Role of Micellar Entanglement Density on Kinetics of Shear Banding Flow Formation: Experiments and a Comparison with the VCM model

We investigate the effects of micellar entanglement density on the kinetics of shear banding flow formation in a Taylor-Couette flow via a combination of experiments and simulations of the Vasquez-Cook-McKinley (VCM) model. In experiments, three sets of wormlike micellar solutions, each set with a similar fluid elasticity and zero-shear-rate viscosity, but with varying entanglement densities, are studied under start-up of steady shear. Our experiments indicate that in the set with the low fluid elasticity, the transient shear banding flow is characterized by the formation of a transient flow reversal in a range of entanglement densities. Outside of this range, the transient flow reversal is not observed. For the sets of medium and high elasticities, the transient flow reversals exist for relatively small entanglement densities, and disappear for large entanglement densities. Our analysis shows that wall slip and elastic instabilities do not affect this transient flow feature.
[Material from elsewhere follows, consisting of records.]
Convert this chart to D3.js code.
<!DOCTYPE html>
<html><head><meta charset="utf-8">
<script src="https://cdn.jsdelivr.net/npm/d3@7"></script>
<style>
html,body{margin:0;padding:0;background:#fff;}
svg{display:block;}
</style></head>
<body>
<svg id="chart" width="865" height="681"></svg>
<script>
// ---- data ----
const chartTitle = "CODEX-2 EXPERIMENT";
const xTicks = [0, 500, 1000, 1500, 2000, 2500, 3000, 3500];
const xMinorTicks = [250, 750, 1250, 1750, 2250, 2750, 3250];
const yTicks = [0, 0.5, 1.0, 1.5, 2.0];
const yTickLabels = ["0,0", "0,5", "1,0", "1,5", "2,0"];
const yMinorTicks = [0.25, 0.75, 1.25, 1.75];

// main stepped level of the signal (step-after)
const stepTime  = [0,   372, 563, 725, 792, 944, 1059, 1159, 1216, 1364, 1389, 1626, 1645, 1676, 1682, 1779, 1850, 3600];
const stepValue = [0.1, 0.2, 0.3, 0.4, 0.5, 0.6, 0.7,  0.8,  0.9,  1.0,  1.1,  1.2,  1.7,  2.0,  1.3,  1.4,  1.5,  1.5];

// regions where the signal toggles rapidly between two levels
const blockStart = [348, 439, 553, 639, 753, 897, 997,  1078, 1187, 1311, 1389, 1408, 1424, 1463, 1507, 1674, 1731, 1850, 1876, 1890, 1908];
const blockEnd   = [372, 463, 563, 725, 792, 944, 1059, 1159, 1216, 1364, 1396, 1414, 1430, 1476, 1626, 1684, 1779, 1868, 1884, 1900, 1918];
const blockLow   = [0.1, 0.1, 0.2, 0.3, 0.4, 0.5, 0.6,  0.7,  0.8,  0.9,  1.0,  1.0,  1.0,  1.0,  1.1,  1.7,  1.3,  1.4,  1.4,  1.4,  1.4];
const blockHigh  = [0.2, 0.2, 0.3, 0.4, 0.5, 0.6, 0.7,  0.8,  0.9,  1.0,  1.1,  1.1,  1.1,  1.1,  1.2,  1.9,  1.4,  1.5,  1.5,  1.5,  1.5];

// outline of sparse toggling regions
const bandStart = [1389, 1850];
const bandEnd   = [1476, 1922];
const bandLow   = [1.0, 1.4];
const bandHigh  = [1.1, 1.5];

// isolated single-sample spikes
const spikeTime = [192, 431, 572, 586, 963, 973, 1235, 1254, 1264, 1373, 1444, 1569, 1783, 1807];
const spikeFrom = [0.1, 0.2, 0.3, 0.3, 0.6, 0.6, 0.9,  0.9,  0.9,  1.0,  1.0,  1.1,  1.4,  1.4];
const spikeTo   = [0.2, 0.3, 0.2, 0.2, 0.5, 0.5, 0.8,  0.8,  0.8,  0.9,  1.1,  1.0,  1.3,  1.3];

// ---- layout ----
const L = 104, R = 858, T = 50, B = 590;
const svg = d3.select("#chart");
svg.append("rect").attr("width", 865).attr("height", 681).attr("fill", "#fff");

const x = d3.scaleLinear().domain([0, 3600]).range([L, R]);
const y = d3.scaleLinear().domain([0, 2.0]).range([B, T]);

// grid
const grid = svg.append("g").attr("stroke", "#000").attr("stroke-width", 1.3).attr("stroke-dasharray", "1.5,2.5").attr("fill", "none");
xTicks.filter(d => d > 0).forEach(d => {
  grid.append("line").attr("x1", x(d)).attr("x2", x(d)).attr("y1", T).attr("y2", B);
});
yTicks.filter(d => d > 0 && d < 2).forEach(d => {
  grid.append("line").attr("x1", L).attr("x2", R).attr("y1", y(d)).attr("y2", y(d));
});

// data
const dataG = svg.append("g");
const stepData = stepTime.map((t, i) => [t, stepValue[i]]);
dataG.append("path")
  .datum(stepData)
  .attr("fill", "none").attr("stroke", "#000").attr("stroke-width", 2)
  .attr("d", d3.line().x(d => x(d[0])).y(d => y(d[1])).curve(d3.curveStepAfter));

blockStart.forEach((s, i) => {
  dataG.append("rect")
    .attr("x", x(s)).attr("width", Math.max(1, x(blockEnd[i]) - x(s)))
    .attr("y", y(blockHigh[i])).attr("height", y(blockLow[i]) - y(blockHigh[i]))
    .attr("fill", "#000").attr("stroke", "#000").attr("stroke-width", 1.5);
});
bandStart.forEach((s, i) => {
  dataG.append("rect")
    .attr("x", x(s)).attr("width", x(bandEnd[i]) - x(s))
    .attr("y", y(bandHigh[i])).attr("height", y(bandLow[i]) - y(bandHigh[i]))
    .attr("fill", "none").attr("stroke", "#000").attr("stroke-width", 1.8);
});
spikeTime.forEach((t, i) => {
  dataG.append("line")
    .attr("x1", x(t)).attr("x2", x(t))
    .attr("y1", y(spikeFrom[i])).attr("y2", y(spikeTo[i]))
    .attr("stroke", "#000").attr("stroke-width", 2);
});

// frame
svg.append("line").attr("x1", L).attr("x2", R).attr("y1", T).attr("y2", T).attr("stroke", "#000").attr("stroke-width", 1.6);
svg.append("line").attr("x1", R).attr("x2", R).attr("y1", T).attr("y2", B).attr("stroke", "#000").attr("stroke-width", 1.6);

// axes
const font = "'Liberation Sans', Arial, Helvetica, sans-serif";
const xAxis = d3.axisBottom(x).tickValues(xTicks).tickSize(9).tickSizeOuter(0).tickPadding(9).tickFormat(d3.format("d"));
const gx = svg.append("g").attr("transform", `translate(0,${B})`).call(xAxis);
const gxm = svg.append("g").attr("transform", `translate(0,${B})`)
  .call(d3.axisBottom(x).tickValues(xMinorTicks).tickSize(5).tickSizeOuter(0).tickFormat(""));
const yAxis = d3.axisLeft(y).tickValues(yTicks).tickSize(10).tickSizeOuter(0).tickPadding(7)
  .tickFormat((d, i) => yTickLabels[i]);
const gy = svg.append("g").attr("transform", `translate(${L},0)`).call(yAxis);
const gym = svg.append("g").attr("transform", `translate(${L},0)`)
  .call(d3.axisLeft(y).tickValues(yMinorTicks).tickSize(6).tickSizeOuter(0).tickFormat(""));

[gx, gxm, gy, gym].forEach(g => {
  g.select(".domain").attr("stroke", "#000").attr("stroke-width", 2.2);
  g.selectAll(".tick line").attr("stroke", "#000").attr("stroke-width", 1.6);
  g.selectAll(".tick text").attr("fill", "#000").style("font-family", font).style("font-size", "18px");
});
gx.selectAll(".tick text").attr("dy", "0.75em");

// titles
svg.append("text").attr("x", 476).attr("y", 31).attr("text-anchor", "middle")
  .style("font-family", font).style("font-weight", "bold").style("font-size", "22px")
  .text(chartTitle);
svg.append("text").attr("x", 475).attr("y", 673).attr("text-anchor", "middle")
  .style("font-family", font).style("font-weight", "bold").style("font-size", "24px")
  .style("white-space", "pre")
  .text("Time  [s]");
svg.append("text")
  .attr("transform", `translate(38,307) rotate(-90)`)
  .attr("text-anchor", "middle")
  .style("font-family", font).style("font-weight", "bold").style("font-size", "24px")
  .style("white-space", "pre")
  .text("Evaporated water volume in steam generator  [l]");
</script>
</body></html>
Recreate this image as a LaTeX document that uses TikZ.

Consistent with experiments, simulations of the VCM model predict that as the micellar entanglement density increases, the strength of the transient flow reversal first increases, then, at a higher entanglement density, the transient flow reversal weakens. We identify a correlation between micellar entanglement density, the width of the stress plateau, and the extent of the transient flow reversal. As the micellar entanglement density increases, the width of the stress plateau first increases, then, at a higher micellar entanglement density, plateau width decreases. Therefore, we hypothesize that the transient flow reversal is connected to the micellar entanglement density through the width of the stress plateau.